How Hosting Field handles multiple organizations

Hosting Field models this with organizations, and you can run multiple organizations from one login. Each organization is a fully self-contained operation — its own customers, jobs, dispatch board, fleet, team, and reporting — and because every record is protected by per-organization row-level security, the data in one org is genuinely invisible from another. The plumbing brand and the HVAC company can both live under your single Hosting account while their customers and numbers never touch. You switch between them rather than logging out and back in, so the daily friction of two logins disappears, but the wall between the two operations is enforced by the database, not by you remembering to keep things straight.

Roles work per organization, too. Someone can be an owner in one org and not a member of another, or a dispatcher in one and a viewer in a second — so a branch manager gets full run of their branch and zero visibility into the other. That's what makes this more than a convenience feature: it's how you let people run their operation without handing them the keys to all of them.

The honest boundary worth being clear about: each organization is its own island, and that's the point — but it also means there's no built-in cross-org rollup that adds the two operations into a single combined dashboard inside the app. You get a clean, isolated picture of each operation, which is almost always what you actually want; if you need a consolidated view across both, that's a step you do outside the per-org reporting, not a single merged screen. The design optimizes for keeping operations separate and honest, because for most multi-business owners the mixed-together view was the problem, not the goal. One login, many walled-off operations, clean numbers for each.

Running it well

  1. Split on the boundary that actually matters. Make a separate organization where the data genuinely shouldn't mix — a different brand, a different branch, a different partner structure. Don't split for things that are really just customer categories or service sites within one operation; that's what customers and sites are for.
  2. Scope people to the operation they run. Give a branch manager a role in their org only. The whole value of separate orgs evaporates if you make everyone an owner of all of them — match access to responsibility, one operation at a time.
  3. Read each operation's numbers on its own terms. The point of separation is a clean picture per operation. Look at each org's revenue trend and top customers by itself, and you'll see the truth about each business that a blended view always hides.

What to measure

  • Clarity of each operation's numbers. The real test: can you answer "how is the plumbing side doing?" without untangling it from the HVAC side? With separate orgs the answer is yes by construction, and that clean read is the whole reason to separate in the first place.
  • Cross-operation access leaks.

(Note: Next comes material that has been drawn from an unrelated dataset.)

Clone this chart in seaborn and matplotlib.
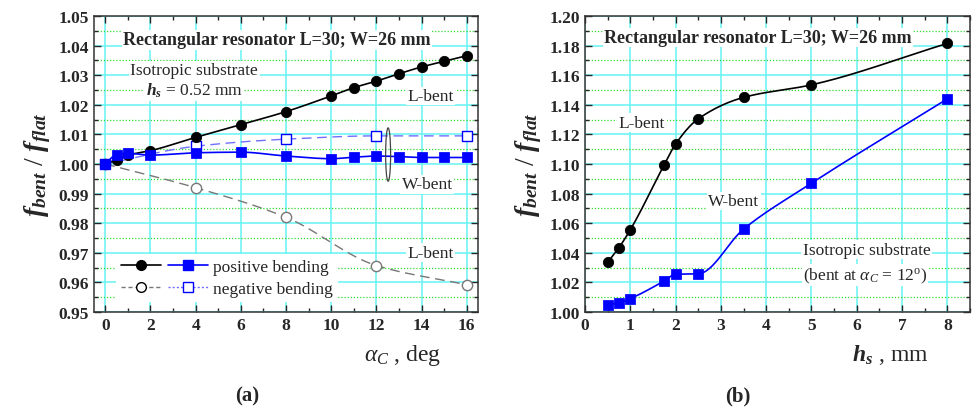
import numpy as np
import pandas as pd
import matplotlib
matplotlib.use("Agg")
import matplotlib.pyplot as plt
import seaborn as sns
from matplotlib.lines import Line2D
from matplotlib.legend_handler import HandlerTuple
from matplotlib.patches import Ellipse
from matplotlib.ticker import MultipleLocator

# ---------------- data ----------------
# panel (a): ratio vs bending angle alpha_C (deg)
alpha_pos = [0, 0.5, 1, 2, 4, 6, 8, 10, 11, 12, 13, 14, 15, 16]
L_pos = [1.000, 1.0015, 1.0030, 1.0045, 1.0090, 1.0133, 1.0177, 1.0230, 1.0258, 1.0280, 1.0305, 1.0328, 1.0347, 1.0366]
W_pos = [1.000, 1.0032, 1.0036, 1.0030, 1.0038, 1.0040, 1.0027, 1.0018, 1.0023, 1.0027, 1.0025, 1.0022, 1.0022, 1.0022]
alpha_neg = [0, 4, 8, 12, 16]
L_neg = [1.000, 0.9920, 0.9820, 0.9657, 0.9592]
W_neg = [1.000, 1.0060, 1.0084, 1.0095, 1.0095]

# panel (b): ratio vs substrate thickness h_s (mm)
hs = [0.5, 0.75, 1, 1.75, 2, 2.5, 3.5, 5, 8]
L_hs = [1.0335, 1.0435, 1.0555, 1.0995, 1.1135, 1.1305, 1.1450, 1.1535, 1.1815]
W_hs = [1.0050, 1.0060, 1.0090, 1.0210, 1.0255, 1.0258, 1.0560, 1.0870, 1.1440]

xticks_a = [0, 2, 4, 6, 8, 10, 12, 14, 16]
yticks_a = [0.95, 0.96, 0.97, 0.98, 0.99, 1.00, 1.01, 1.02, 1.03, 1.04, 1.05]
xticks_b = [0, 1, 2, 3, 4, 5, 6, 7, 8]
yticks_b = [1.00, 1.02, 1.04, 1.06, 1.08, 1.10, 1.12, 1.14, 1.16, 1.18, 1.20]


def pchip(x, y, n=300):
    """Shape-preserving smooth curve through the data points (drawing only)."""
    x = np.asarray(x, float); y = np.asarray(y, float)
    h = np.diff(x); d = np.diff(y) / h
    m = np.zeros_like(y)
    for k in range(1, len(x) - 1):
        if d[k - 1] * d[k] > 0:
            w1 = 2 * h[k] + h[k - 1]; w2 = h[k] + 2 * h[k - 1]
            m[k] = (w1 + w2) / (w1 / d[k - 1] + w2 / d[k])
    m[0] = d[0]; m[-1] = d[-1]
    xs = np.linspace(x[0], x[-1], n)
    idx = np.clip(np.searchsorted(x, xs) - 1, 0, len(x) - 2)
    t = (xs - x[idx]) / h[idx]
    h00 = 2 * t**3 - 3 * t**2 + 1; h10 = t**3 - 2 * t**2 + t
    h01 = -2 * t**3 + 3 * t**2; h11 = t**3 - t**2
    ys = h00 * y[idx] + h10 * h[idx] * m[idx] + h01 * y[idx + 1] + h11 * h[idx] * m[idx + 1]
    return xs, ys


sns.set_style("ticks")
plt.rcParams['font.family'] = ['Liberation Serif', 'DejaVu Serif']
plt.rcParams['mathtext.fontset'] = 'custom'
plt.rcParams['mathtext.rm'] = 'Liberation Serif'
plt.rcParams['mathtext.it'] = 'Liberation Serif:italic'
plt.rcParams['mathtext.bf'] = 'Liberation Serif:italic:bold'

fig = plt.figure(figsize=(9.74, 4.10), dpi=100)
axA = fig.add_axes([0.0965, 0.2366, 0.3943, 0.7219])
axB = fig.add_axes([0.6006, 0.2366, 0.3953, 0.7219])

CYAN = '#66f2f2'
GREEN = '#33dd33'
BLUE = '#0000ff'
LBLUE = '#7070ff'
GRAY = '#777777'
FS = 12.5

txtbox = dict(facecolor='white', edgecolor='none', pad=1.0)


def style_axes(ax, xticks, yticks, xmin, ymin):
    ax.set_xticks(xticks)
    ax.set_xticklabels([f"{v:g}" for v in xticks])
    ax.set_yticks(yticks)
    ax.set_yticklabels([f"{v:.2f}" for v in yticks])
    ax.xaxis.set_minor_locator(MultipleLocator(xmin))
    ax.yaxis.set_minor_locator(MultipleLocator(ymin))
    ax.grid(True, which='major', axis='both', color=CYAN, lw=1.1, zorder=0)
    ax.grid(True, which='minor', axis='y', color=GREEN, lw=0.9, ls=(0, (1, 1.5)), zorder=0)
    ax.tick_params(which='both', direction='in', top=True, right=True, labelsize=12.5)
    ax.tick_params(which='major', length=5, width=1)
    ax.tick_params(which='minor', length=3, width=1)
    for lab in ax.get_xticklabels() + ax.get_yticklabels():
        lab.set_fontweight('bold')
    for s in ax.spines.values():
        s.set_linewidth(1.1)
        s.set_color('#333333')
    ax.set_axisbelow(True)


# ---------------- panel (a) ----------------
ax = axA
xs, ys = pchip(alpha_neg, L_neg)
ax.plot(xs, ys, color=GRAY, lw=1.0, ls=(0, (7, 4)), zorder=2)
xs, ys = pchip(alpha_neg, W_neg)
ax.plot(xs, ys, color=LBLUE, lw=1.0, ls=(0, (7, 4)), zorder=2)
xs, ys = pchip(alpha_pos, L_pos)
ax.plot(xs, ys, color='black', lw=1.2, zorder=3)
xs, ys = pchip(alpha_pos, W_pos)
ax.plot(xs, ys, color=BLUE, lw=1.2, zorder=3)

sns.scatterplot(x=alpha_neg, y=L_neg, ax=ax, marker='o', s=55, facecolor='white',
                edgecolor=GRAY, linewidth=1.0, zorder=4)
sns.scatterplot(x=alpha_neg, y=W_neg, ax=ax, marker='s', s=45, facecolor='white',
                edgecolor=BLUE, linewidth=1.0, zorder=4)
sns.scatterplot(x=alpha_pos, y=L_pos, ax=ax, marker='o', s=55, color='black',
                edgecolor='black', zorder=5)
sns.scatterplot(x=alpha_pos, y=W_pos, ax=ax, marker='s', s=45, color=BLUE,
                edgecolor=BLUE, zorder=5)

ax.set_xlim(-0.5, 16.5)
ax.set_ylim(0.95, 1.05)
style_axes(ax, xticks_a, yticks_a, 1, 0.005)

ax.add_patch(Ellipse((12.52, 1.0032), 0.22, 0.018, fill=False, edgecolor='#444444', lw=0.9, zorder=6))

ax.text(7.6, 1.0419, 'Rectangular resonator L=30; W=26 mm', ha='center', va='center',
        fontsize=13, fontweight='bold', bbox=txtbox, zorder=7)
ax.text(3.94, 1.0317, 'Isotropic substrate', ha='center', va='center', fontsize=FS,
        bbox=txtbox, zorder=7)
ax.text(3.94, 1.0250, r'$\mathbf{h}_{\mathbf{s}}$ = 0.52 mm', ha='center', va='center',
        fontsize=FS, bbox=txtbox, zorder=7)
ax.text(14.38, 1.0230, 'L-bent', ha='center', va='center', fontsize=FS, bbox=txtbox, zorder=7)
ax.text(14.25, 0.9932, 'W-bent', ha='center', va='center', fontsize=FS, bbox=txtbox, zorder=7)
ax.text(14.38, 0.9700, 'L-bent', ha='center', va='center', fontsize=FS, bbox=txtbox, zorder=7)

h_pos = (Line2D([], [], color='black', lw=1.2, marker='o', ms=7, mfc='black', mec='black'),
         Line2D([], [], color=BLUE, lw=1.2, marker='s', ms=6.5, mfc=BLUE, mec=BLUE))
h_neg = (Line2D([], [], color=GRAY, lw=1.0, ls=(0, (3, 2)), marker='o', ms=7, mfc='white', mec='black'),
         Line2D([], [], color=LBLUE, lw=1.0, ls=(0, (1.5, 1.5)), marker='s', ms=6.5, mfc='white', mec=BLUE))
leg = ax.legend([h_pos, h_neg], ['positive bending', 'negative bending'],
                handler_map={tuple: HandlerTuple(ndivide=None, pad=0.4)},
                loc='lower left', bbox_to_anchor=(0.035, 0.005), handlelength=5.0,
                handletextpad=0.3, labelspacing=0.3, fontsize=12.5, frameon=True,
                fancybox=False, borderpad=0.3)
leg.get_frame().set_facecolor('white')
leg.get_frame().set_edgecolor('none')
leg.get_frame().set_alpha(1)
leg.set_zorder(8)

ax.set_ylabel(r'$\mathbf{f}_{\mathbf{bent}}\ /\ \mathbf{f}_{\mathbf{flat}}$', fontsize=20, labelpad=4)
fig.text(0.413, 0.134, r'$\alpha_C$ , deg', ha='center', va='center', fontsize=17)
fig.text(0.2536, 0.032, '(a)', ha='center', va='center', fontsize=15, fontweight='bold')

# ---------------- panel (b) ----------------
ax = axB
xs, ys = pchip(hs, L_hs)
ax.plot(xs, ys, color='black', lw=1.2, zorder=3)
xs, ys = pchip(hs, W_hs)
ax.plot(xs, ys, color=BLUE, lw=1.2, zorder=3)
sns.scatterplot(x=hs, y=L_hs, ax=ax, marker='o', s=55, color='black', edgecolor='black', zorder=5)
sns.scatterplot(x=hs, y=W_hs, ax=ax, marker='s', s=45, color=BLUE, edgecolor=BLUE, zorder=5)

ax.set_xlim(0, 8.5)
ax.set_ylim(1.0, 1.2)
style_axes(ax, xticks_b, yticks_b, 0.5, 0.01)

ax.text(3.82, 1.1855, 'Rectangular resonator L=30; W=26 mm', ha='center', va='center',
        fontsize=13, fontweight='bold', bbox=txtbox, zorder=7)
ax.text(1.26, 1.128, 'L-bent', ha='center', va='center', fontsize=FS, bbox=txtbox, zorder=7)
ax.text(3.29, 1.075, 'W-bent', ha='center', va='center', fontsize=FS, bbox=txtbox, zorder=7)
ax.text(6.22, 1.042, 'Isotropic substrate', ha='center', va='center', fontsize=FS,
        bbox=txtbox, zorder=7)
ax.text(6.18, 1.025, r'(bent at $\alpha_C$ = 12$^{\mathrm{o}}$)', ha='center', va='center',
        fontsize=FS, bbox=txtbox, zorder=7)

ax.set_ylabel(r'$\mathbf{f}_{\mathbf{bent}}\ /\ \mathbf{f}_{\mathbf{flat}}$', fontsize=20, labelpad=4)
fig.text(0.914, 0.134, r'$\mathbf{h}_{\mathbf{s}}$ , mm', ha='center', va='center', fontsize=17)
fig.text(0.758, 0.032, '(b)', ha='center', va='center', fontsize=15, fontweight='bold')

fig.savefig('out.png', dpi=100)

How often someone in one operation can see or touch another's data. With per-org row-level security this should be zero — and verifying it's zero is the quarterly check that keeps genuinely separate operations actually separate.
  • Login friction. How much time the daily juggle of running two operations costs. Switching between organizations under one login should make this nearly nothing — if your people are still maintaining two separate accounts, they're paying a tax the org model is meant to remove.

Running more than one operation is more normal than the one-company picture suggests, and the usual tooling forces a bad trade: jumble everything together and lose the separation, or split everything apart and pay for it in logins and overhead. Neither is necessary. Hosting Field lets multiple organizations live under one login, each a walled-off operation with its own customers, crew, fleet, and numbers, isolated by row-level security so the data never bleeds and switching between them costs nothing. Keep the operations that should be separate genuinely separate, scope each person to the one they run, and read each set of numbers clean — and running two businesses stops feeling like living a double life and starts feeling like running two clear, healthy operations from one seat.